Sounds suspiciously familiar. And just like that, I soften. Suddenly, the moment feels less like shame and more like … grace.

“When a storm comes, it stays for some time, and then it goes. An emotion is like that too – it comes and stays for awhile, and then it goes. An emotion is only an emotion. We are much, much more than an emotion,” Thich Nhat Hanh writes. I want to model for my kid how to handle strong feelings in a healthy way. Above all, I want to teach my son that his mind is the most powerful tool and the most valuable possession he will ever have. I want to show him that there is space for our emotions but that emotions are not bigger than us and we always have choices. We make mistakes and we can say I’m sorry and we can choose better next time. We can keep trying. We can stop anytime, breathe, count; we can remember that there is something special inside that helps us.

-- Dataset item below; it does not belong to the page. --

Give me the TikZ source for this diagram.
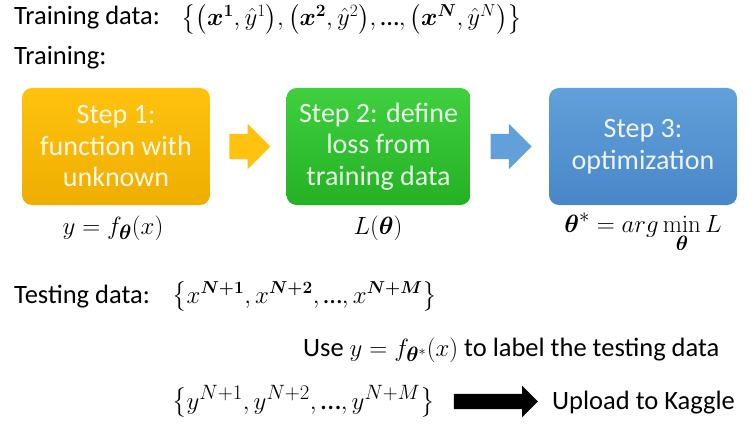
\documentclass[tikz,border=0pt]{standalone}
\usepackage{amsmath,bm}
\usepackage[no-math]{fontspec}
\setmainfont{Carlito}
\usetikzlibrary{shapes.arrows,positioning}
\definecolor{oneTop}{HTML}{FFC20E}
\definecolor{oneBot}{HTML}{EEAE00}
\definecolor{twoTop}{HTML}{3FCF3F}
\definecolor{twoBot}{HTML}{24B224}
\definecolor{threeTop}{HTML}{62A0DA}
\definecolor{threeBot}{HTML}{4886C8}
\newcommand\sdots{\text{\char"2026}}
\newcommand\bigmath{\fontsize{30}{32}\selectfont}
\tikzset{
    slide/.style    = {x=1pt, y=-1pt, font=\fontsize{26.5}{31}\selectfont},
    caption/.style  = {anchor=base west, inner sep=0pt},
    formula/.style  = {anchor=base, inner sep=0pt, font=\bigmath},
    stepbox/.style  = {rounded corners=10pt, minimum width=188pt,
                       minimum height=117pt, align=center,
                       text=white, text opacity=0.9,
                       font=\fontsize{28}{31.5}\selectfont},
    flow/.style     = {single arrow, single arrow head extend=10pt,
                       minimum height=41pt, inner xsep=0pt,
                       inner ysep=12.5pt},
    upload/.style   = {flow, fill=black, single arrow head extend=8pt,
                       inner ysep=7.5pt, minimum height=84pt}
}

\begin{document}
\begin{tikzpicture}[slide]
\useasboundingbox (0,0) rectangle (752,433);

% Training set and the three steps of training.
\node[caption] (trainlbl) at (14,25) {Training data:};
\node[caption] (trainset) at (181,26)
    {$\bigl\{\bigl(\bm{x}^{\bm{1}},\hat{y}^1\bigr),\bigl(\bm{x}^{\bm{2}},\hat{y}^2\bigr),\sdots,\bigl(\bm{x}^{\bm{N}},\hat{y}^N\bigr)\bigr\}$};
\node[caption] (traintitle) at (14,65) {Training:};

\node[stepbox, top color=oneTop, bottom color=oneBot]
    (step1) at (116,146.5) {Step 1:\\function with\\unknown};
\node[stepbox, top color=twoTop, bottom color=twoBot, minimum width=184pt]
    (step2) at (378.5,146.5) {Step 2: define\\loss from\\training data};
\node[stepbox, top color=threeTop, bottom color=threeBot]
    (step3) at (643,146.5) {Step 3:\\optimization};
\node[flow, fill=oneTop, right=19pt of step1] (go12) {};
\node[flow, fill=threeTop, left=17pt of step3] (go23) {};

\node[formula] (model) at (113,234) {$y = f_{\bm{\theta}}(x)$};
\node[formula] (loss) at (378,234) {$L(\bm{\theta})$};
\node[formula] (optim) at (643,232)
    {$\bm{\theta}^* = arg\min\limits_{\bm{\theta}} L$};

% Testing: label the test set with the trained model.
\node[caption] (testlbl) at (14,303) {Testing data:};
\node[caption] (testset) at (172,303)
    {$\bigl\{x^{\bm{N+1}},x^{\bm{N+2}},\sdots,x^{\bm{N+M}}\bigr\}$};
\node[caption] (uselbl) at (303,356)
    {Use {\fontsize{29}{31}\selectfont$y = f_{\bm{\theta}^*}(x)$} to label the testing data};
\node[caption, font=\fontsize{29}{31}\selectfont] (predset) at (172,409)
    {$\bigl\{y^{N+1},y^{N+2},\sdots,y^{N+M}\bigr\}$};
\node[upload] (push) at (492,401.5) {};
\node[caption] (kaggle) at (552,409) {Upload to Kaggle};

\end{tikzpicture}
\end{document}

Mindful breathing and meditation are powerful tools to help us weather the storms of our emotions. We practice when the sea is still and calm so that we can remember how to not lose our head when the water gets choppy.

We find these lessons in all things, at all stages, in every phase of life. We learn and relearn the same lessons, they find us no matter how old we are. Should we begin to think we’ve reached self-mastery we can be assured the ego will take a tumble shortly. I guess we should all be so lucky that the lessons would come daily would come in the form of a cherub-faced, often maniacal yet thankfully forgiving little help-mate: my own personal in-house guru.

Although it is an uncomfortable thought, I know that it probably won’t be the last time I lose my cool with my kid – after all, we are kind of still beginning. At the very most I hope that I continue to see these moments as maybe the most important teachers. And that for he and I, we can always take a breath, we can always begin again.